En votre nom, je tiens à remercier :
Le Président des États-Unis d'Amérique, Joe Biden, et son administration, notamment, le médiateur américain, Amos Hochstein et son équipe, l’ambassadrice américaine à Beyrouth et ses assistants.
Je remercie également l'État français, le président et ami Emmanuel Macron et son équipe, ainsi que l’ambassadrice de France à Beyrouth et ses assistants pour la poursuite des négociations, notamment avec la société Total.
Je remercie les Nations Unies qui ont accueilli une partie des négociations qui se sont déroulées à Naqoura et qui vont se poursuivre pour la finalisation de l’accord.

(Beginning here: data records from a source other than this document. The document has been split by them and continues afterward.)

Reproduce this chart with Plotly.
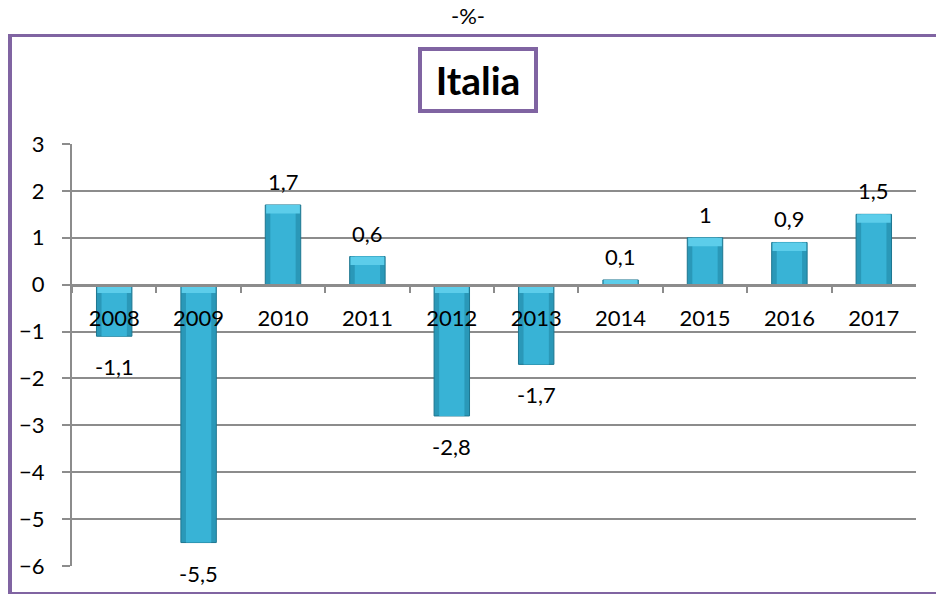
import plotly.graph_objects as go

# Annual GDP change for Italy, percent
years = ["2008", "2009", "2010", "2011", "2012", "2013", "2014", "2015", "2016", "2017"]
growth = [-1.1, -5.5, 1.7, 0.6, -2.8, -1.7, 0.1, 1.0, 0.9, 1.5]
y_ticks = [-6, -5, -4, -3, -2, -1, 0, 1, 2, 3]

W, H = 936, 594
FONT = "Lato"
FS = 22
PURPLE = "#8064A2"
GRID = "#8C8C8C"

x_dom = [72 / W, 916 / W]
y_dom = [1 - 566 / H, 1 - 144 / H]
y_rng = [-6, 3]
zero_pos = y_dom[0] + (0 - y_rng[0]) / (y_rng[1] - y_rng[0]) * (y_dom[1] - y_dom[0])


def fmt(v):
    s = f"{v:g}"
    return s.replace(".", ",")


# light bevel at the upper end of every bar
cap_h = [min(abs(v), 0.18) for v in growth]
cap_base = [v - c if v >= 0 else -c for v, c in zip(growth, cap_h)]

fig = go.Figure()

# base bar with darker edges
fig.add_trace(go.Bar(
    x=years, y=growth, width=0.42,
    marker=dict(color="#2A98B8", line=dict(color="#1D7690", width=1)),
    hoverinfo="skip", showlegend=False,
))
# lighter core of each bar
fig.add_trace(go.Bar(
    x=years, y=growth, width=0.30,
    marker=dict(color="#38B3D6", line=dict(width=0)),
    hoverinfo="skip", showlegend=False,
))
# bevel cap
fig.add_trace(go.Bar(
    x=years, y=cap_h, base=cap_base, width=0.40,
    marker=dict(color="#5CCDEA", line=dict(width=0)),
    hoverinfo="skip", showlegend=False,
))

annotations = []
for i, v in enumerate(growth):
    annotations.append(dict(
        x=i, y=v, xref="x", yref="y", text=fmt(v), showarrow=False,
        yanchor="bottom" if v >= 0 else "top",
        yshift=8 if v >= 0 else -15,
        font=dict(family=FONT, size=FS, color="#000000"),
    ))

# unit note above the frame
annotations.append(dict(
    x=0.5, y=1 - 15 / H, xref="paper", yref="paper", text="-%-",
    showarrow=False, xanchor="center", yanchor="middle",
    font=dict(family=FONT, size=FS, color="#000000"),
))
# boxed title
annotations.append(dict(
    x=478 / W, y=1 - 80 / H, xref="paper", yref="paper", text="<b>Italia</b>",
    showarrow=False, xanchor="center", yanchor="middle",
    width=108, height=54, borderpad=2,
    bordercolor=PURPLE, borderwidth=4, bgcolor="white",
    font=dict(family=FONT, size=39, color="#000000"),
))

shapes = [
    # outer frame: left, top, bottom
    dict(type="line", xref="paper", yref="paper", x0=10 / W, x1=10 / W,
         y0=1 - 593 / H, y1=1 - 35.5 / H, line=dict(color=PURPLE, width=4)),
    dict(type="line", xref="paper", yref="paper", x0=8 / W, x1=1.01,
         y0=1 - 35.5 / H, y1=1 - 35.5 / H, line=dict(color=PURPLE, width=3)),
    dict(type="line", xref="paper", yref="paper", x0=8 / W, x1=1.01,
         y0=1 - 593 / H, y1=1 - 593 / H, line=dict(color=PURPLE, width=2)),
]

fig.update_layout(
    width=W, height=H,
    margin=dict(l=0, r=0, t=0, b=0),
    paper_bgcolor="white", plot_bgcolor="white",
    barmode="overlay",
    showlegend=False,
    annotations=annotations,
    shapes=shapes,
    font=dict(family=FONT, size=FS, color="#000000"),
    xaxis=dict(
        type="category", domain=x_dom, anchor="free", position=zero_pos,
        range=[-0.5, len(years) - 0.5], automargin=False,
        showline=True, linecolor=GRID, linewidth=2.5,
        ticks="outside", tickson="boundaries", ticklen=7, tickcolor=GRID, tickwidth=2,
        showgrid=False, zeroline=False, tickangle=0,
        tickfont=dict(family=FONT, size=FS, color="#000000"),
        ticklabelstandoff=13,
        layer="above traces",
    ),
    yaxis=dict(
        domain=y_dom, range=y_rng, tickvals=y_ticks, automargin=False,
        showline=True, linecolor=GRID, linewidth=2,
        ticks="outside", ticklen=8, tickcolor=GRID, tickwidth=2,
        showgrid=True, gridcolor=GRID, gridwidth=1.5,
        zeroline=False,
        tickfont=dict(family=FONT, size=FS, color="#000000"),
        ticklabelstandoff=13,
    ),
)

fig.write_html("out.html")
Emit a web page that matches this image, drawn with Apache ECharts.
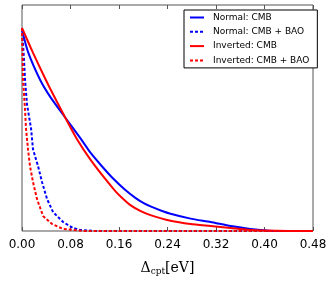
<!DOCTYPE html>
<html><head><meta charset="utf-8">
<script src="https://cdn.jsdelivr.net/npm/echarts@6/dist/echarts.min.js"></script>
<style>html,body{margin:0;padding:0;background:#fff}#c{width:333px;height:281px}</style>
</head><body><div id="c"></div>
<script>
const xTicks = [0, 0.08, 0.16, 0.24, 0.32, 0.40, 0.48];
const seriesNames = ['Normal: CMB', 'Normal: CMB + BAO', 'Inverted: CMB', 'Inverted: CMB + BAO'];
const normalCMB = [[0,0.99],[0.0099,0.882],[0.0298,0.745],[0.0463,0.662],[0.0712,0.559],[0.0977,0.451],[0.1126,0.387],[0.13,0.325],[0.149,0.262],[0.17,0.203],[0.187,0.163],[0.2,0.138],[0.212,0.121],[0.23,0.100],[0.245,0.085],[0.278,0.061],[0.311,0.044],[0.344,0.0245],[0.366,0.0147],[0.389,0.006],[0.419,0.0],[0.48,0]];
const normalBAO = [[0,1.0],[0.0033,0.843],[0.005,0.745],[0.0083,0.623],[0.0149,0.505],[0.0182,0.402],[0.0265,0.319],[0.0331,0.240],[0.0414,0.157],[0.0513,0.093],[0.0679,0.044],[0.0844,0.0147],[0.096,0.005],[0.121,0.0],[0.48,0]];
const invertedCMB = [[0,1.0],[0.0182,0.877],[0.0364,0.762],[0.0463,0.702],[0.0712,0.559],[0.091,0.451],[0.1126,0.353],[0.139,0.25],[0.155,0.193],[0.167,0.158],[0.18,0.125],[0.195,0.099],[0.2119,0.078],[0.245,0.050],[0.278,0.034],[0.311,0.0245],[0.344,0.0147],[0.372,0.006],[0.399,0.002],[0.44,0.0],[0.48,0]];
const invertedBAO = [[0,1.0],[0.0008,0.892],[0.0017,0.745],[0.005,0.598],[0.0066,0.505],[0.0099,0.402],[0.0132,0.319],[0.0182,0.240],[0.0248,0.157],[0.0348,0.0735],[0.0497,0.034],[0.0679,0.0098],[0.0844,0.005],[0.104,0.0],[0.48,0]];

const chart = echarts.init(document.getElementById('c'), null, {renderer:'canvas'});
const mk = (name, data, color, dashed) => ({
  name, type:'line', data, symbol:'none', showSymbol:false, smooth: dashed ? false : 0.2,
  lineStyle:{color, width:2, type: dashed ? [3,2] : 'solid'},
  itemStyle:{color}
});
chart.setOption({
  animation:false,
  grid:{left:22, right:20, top:5, bottom:49, show:true, borderColor:'#555', borderWidth:1, backgroundColor:'#fff'},
  legend:{
    orient:'vertical', left:184, top:10, width:126,
    data:seriesNames, itemWidth:14, itemHeight:8, itemGap:5.3,
    padding:[3,8,3,5], borderColor:'#000', borderWidth:1, backgroundColor:'#fff',
    itemStyle:{opacity:0},
    textStyle:{fontFamily:'DejaVu Sans', fontSize:9, color:'#000', padding:[0,0,0,4]}
  },
  xAxis:[{
    type:'value', min:0, max:0.48, interval:0.08,
    axisLine:{show:false}, splitLine:{show:false},
    axisTick:{show:true, inside:true, length:4, lineStyle:{color:'#555'}},
    axisLabel:{fontFamily:'DejaVu Sans', fontSize:12, color:'#000', margin:8,
      formatter:v=>v.toFixed(2)},
    name:'{d|Δ}{s|cpt}{d|[eV]}', nameLocation:'middle', nameGap:30,
    nameTextStyle:{rich:{d:{fontFamily:'DejaVu Serif', fontSize:14, color:'#000'},
                         s:{fontFamily:'DejaVu Serif', fontSize:9, color:'#000', verticalAlign:'bottom', padding:[6,0,0,0]}}}
  },{
    type:'value', position:'top', min:0, max:0.48, interval:0.08,
    axisLine:{show:false}, splitLine:{show:false}, axisLabel:{show:false},
    axisTick:{show:true, inside:true, length:4, lineStyle:{color:'#555'}}
  }],
  yAxis:{type:'value', min:0, max:1.113, axisLine:{show:false}, axisTick:{show:false}, axisLabel:{show:false}, splitLine:{show:false}},
  series:[
    mk(seriesNames[0], normalCMB, '#0000ff', false),
    mk(seriesNames[1], normalBAO, '#0000ff', true),
    mk(seriesNames[2], invertedCMB, '#ff0000', false),
    mk(seriesNames[3], invertedBAO, '#ff0000', true)
  ]
});
</script></body></html>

Je remercie les pays frères et amis qui se sont tenus aux côtés du Liban pour préserver ses droits. Tout particulièrement, l'État du Qatar et son Émir Sheikh Tamim bin Hamad Al Thani pour l'intérêt qu’il a manifesté dans l’investissement au Liban afin de l’aider à renforcer sa stabilité.
Mes remerciements vont également à monsieur Nabih Berri, le chef du Parlement, monsieur Nagib Mikati, le chef du gouvernement, monsieur Elias Bou Saab, le vice-président du Parlement qui a conduit ces derniers mois des négociations difficiles et ardues avec l’aide de son équipe composée de militaires, d’experts et de techniciens.
Je remercie également tous les fonctionnaires qui ont suivi ce dossier aux ministères de l'Énergie et des Affaires Étrangères, ainsi que ceux de l’autorité de Gestion du Secteur Pétrolier, président et membres.
Tous mes remerciements à la direction de l'armée, notamment le chef et les membres de l'équipe de négociation, les conservateurs du département d'hydrographie et tous les experts et techniciens qui, par leur expérience et leurs connaissances, ont permis le succès des négociations.
Quant à vous, Libanaises et Libanais, je vous remercie doublement car par votre constance, votre fermeté et le combat de votre Résistance, vous avez prouvé ô combien celle-ci reste un élément de force pour le Liban, contribuant à renforcer sa position dans la négociation tout comme dans la confrontation et permettant ainsi la réalisation de cet exploit pour vous et pour les générations à venir.
Tous ces sacrifices ont été consentis au nom du Liban, son progrès, sa prospérité et la sécurité de ses enfants.